Punishing bad killers

Punishing bad killers April 26, 2013

In the current issue of The Weekly Standard , Jon A. Shields gives a searing summary of the trial of Kermit Gosnell. He admits, “the liberal position on killing abortion survivors makes a bizarre kind of moral sense,” and then adds:

“After all, what is the moral difference between killing an 8-month-old human being in the womb and killing it in the bright light of an operating room? And if there is a difference, can it bear the moral weight of the death penalty? If Gosnell is executed for his abortion practices, it would seem to be because he didn’t pump enough lethal digoxin into the hearts of his victims before they were born . . . . He was an inefficient, unskilled killer.”

Besides, Gosnell’s abortion morality is supported at the highest levels of our government: “Justice John Paul Stevens, with Justice Ruth Bader Ginsburg concurring, wrote in the 2000 partial-birth abortion case of Stenberg v.
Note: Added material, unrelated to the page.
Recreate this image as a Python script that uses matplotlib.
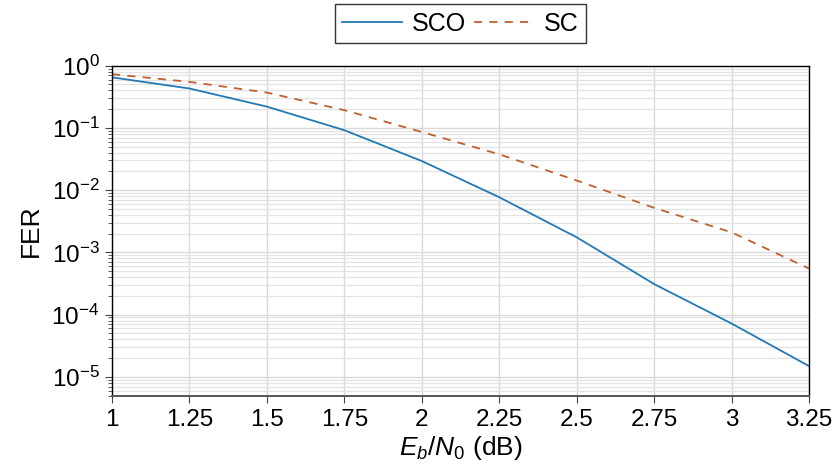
import numpy as np
import matplotlib
matplotlib.use('Agg')
import matplotlib.pyplot as plt
from matplotlib.ticker import LogLocator, NullFormatter

plt.rcParams['font.family'] = ['Liberation Sans', 'DejaVu Sans']
plt.rcParams['mathtext.fontset'] = 'custom'
plt.rcParams['mathtext.rm'] = 'Liberation Sans'
plt.rcParams['mathtext.it'] = 'Liberation Sans:italic'

# Eb/N0 (dB)
ebn0 = [1.0, 1.25, 1.5, 1.75, 2.0, 2.25, 2.5, 2.75, 3.0, 3.25]
fer_sco = [0.65, 0.43, 0.22, 0.092, 0.0294, 0.0077, 0.00175, 3.1e-4, 7.2e-5, 1.49e-5]
fer_sc = [0.73, 0.55, 0.37, 0.193, 0.086, 0.0377, 0.0143, 0.0052, 0.0021, 5.5e-4]
xticks = [1, 1.25, 1.5, 1.75, 2, 2.25, 2.5, 2.75, 3, 3.25]
xticklabels = ['1', '1.25', '1.5', '1.75', '2', '2.25', '2.5', '2.75', '3', '3.25']

fig = plt.figure(figsize=(8.35, 4.68), dpi=100)
ax = fig.add_axes([112 / 835, 1 - 395.6 / 468, (809 - 112) / 835, (395.6 - 65.7) / 468])

ax.plot(ebn0, fer_sco, color='#2279b5', lw=1.3, label='SCO')
ax.plot(ebn0, fer_sc, color='#c0602e', lw=1.3, ls=(0, (4.5, 4)), label='SC')

ax.set_yscale('log')
ax.set_xlim(1, 3.25)
ax.set_ylim(5e-6, 1)
ax.set_xticks(xticks)
ax.set_xticklabels(xticklabels)
ax.yaxis.set_major_locator(LogLocator(base=10, numticks=10))
ax.yaxis.set_minor_locator(LogLocator(base=10, subs=np.arange(2, 10), numticks=20))
ax.yaxis.set_minor_formatter(NullFormatter())

ax.grid(True, which='major', color='#d9d9d9', lw=1)
ax.grid(True, which='minor', axis='y', color='#e3e3e3', lw=0.9)
ax.set_axisbelow(True)

ax.tick_params(axis='both', which='major', labelsize=17.5, direction='out', length=5, width=0.8, color='#444444')
ax.tick_params(axis='y', which='minor', direction='out', length=3, width=0.6, color='#444444')
ax.tick_params(axis='x', pad=5)
ax.tick_params(axis='y', pad=4)

for s in ['left', 'top', 'right']:
    ax.spines[s].set_color('black')
    ax.spines[s].set_linewidth(1.0)
ax.spines['bottom'].set_color('#555555')
ax.spines['bottom'].set_linewidth(1.4)

ax.set_xlabel('$E_b/N_0$ (dB)', fontsize=19, labelpad=2)
ax.set_ylabel('FER', fontsize=19, labelpad=6)

leg = ax.legend(loc='lower center', bbox_to_anchor=(0.5, 1.03), ncol=2, fontsize=18,
                frameon=True, fancybox=False, edgecolor='black', handlelength=2.4,
                handletextpad=0.4, columnspacing=0.3, borderpad=0.3)
leg.get_frame().set_linewidth(1.0)

fig.savefig('out.png', dpi=100)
Carhart : ’

Although much ink is spilled today describing the gruesome nature of late-term abortion procedures, that rhetoric does not provide me a reason to believe that the procedure Nebraska here claims it seeks to ban is more brutal, more gruesome, or less respectful of potential life than the equally gruesome procedure Nebraska claims it still allows.’” The most numbing thing about the whole affair is how few people recoil at the legal brutality. We have become nonchalant about murdering the most defenseless of victims.